Já que a Reforma da Previdência é urgente, o primeiro passo seria adquirir legitimidade: todos os parlamentares renunciarem à aposentadoria especial a que têm direito – a começar pelo Presidente da República.

O Presidente da República e dois filhos receberam o infame auxílio-moradia, devolvido por inúmeros parlamentares simplesmente porque é indecente. A mudança de Jair Bolsonaro para o palácio onde mora foi paga pelo povo. Um de seus filhos sequer fez mudança e recebeu dois auxílios. É esse o homem que bate o martelo em 65 anos de idade mínima para aposentadoria, o que até meses atrás ele próprio dizia ser uma “desumanidade”. Por mais que ele tenha recebido os votos de milhões de brasileiros para fazer a reforma necessária, a auto-indulgência compromete a legitimidade para a condução do processo.

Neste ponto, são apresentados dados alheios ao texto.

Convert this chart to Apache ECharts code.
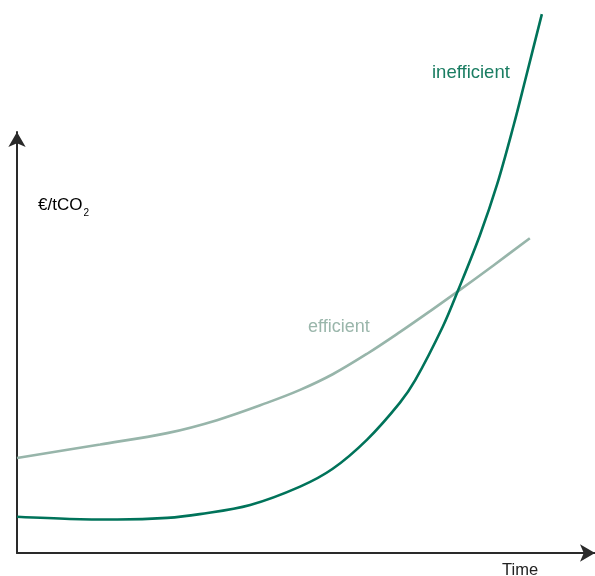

Se todo poder emana do povo e em nome dele é exercido, cabe a pergunta: em nome de quem são mantidas as aposentadorias especiais e os penduricalhos da alta cúpula do Poder Público? Em nome do povo? É óbvio que não. Passou da hora do apego a tecnicalidades para o apelo à vergonha na cara dos governantes e parlamentares eleitos com promessa de mudança: é preciso começar a Reforma da Previdência pelo corte na carne.

Um parlamentar que mostre ao povo a renúncia aos privilégios de aposentadoria obviamente é levado muito mais a sério ao falar de Reforma da Previdência do que um que, por exemplo, acumule salários, aposentadorias, tenha expectativa de aposentadoria especial e receba todos os penduricalhos indecentes que não são cortados por falta de moralidade pública.

Não somos mais uma corte, somos uma República. Tudo o que mina a igualdade acaba minando todas as nossas instituições. Os mais altos funcionários de países desenvolvidos vivem em apartamentos normais, se responsabilizam pelo próprio transporte, fazem check-in no aeroporto sozinhos, lavam louça, lavam roupa. Pode parecer bobagem, mas é civilizatório. Quem decide sobre a vida do cidadão comum mal imagina o que é a vida do cidadão comum, não entende o peso dos argumentos, o significado de eventos e regras do cotidiano. Os meninos da bolha têm muitas teses e pouca prática do que é ser um brasileiro comum.

Só há uma forma de fazer o povo aderir à Reforma da Previdência e topar que nossos velhos tenham ainda mais dificuldade para viver porque a matemática impõe: cortem primeiro todos os privilégios das altas castas do funcionalismo público.

Maquiavel dizia que se deve fazer o mal de uma vez e o bem aos poucos. Sinceramente, não vejo outra forma de cortar penduricalhos a não ser cortando. Também não vejo outra forma de começar que não seja pelo exemplo: o próprio Presidente da República e sua família. Ele não é apenas um mandatário, é uma figura chamada de “mito” por seus seguidores, que fez promessas de ser a centelha da mudança e da moralização do Brasil. Que comece demonstrando a virtude que sustenta as bases da República: amor pela igualdade.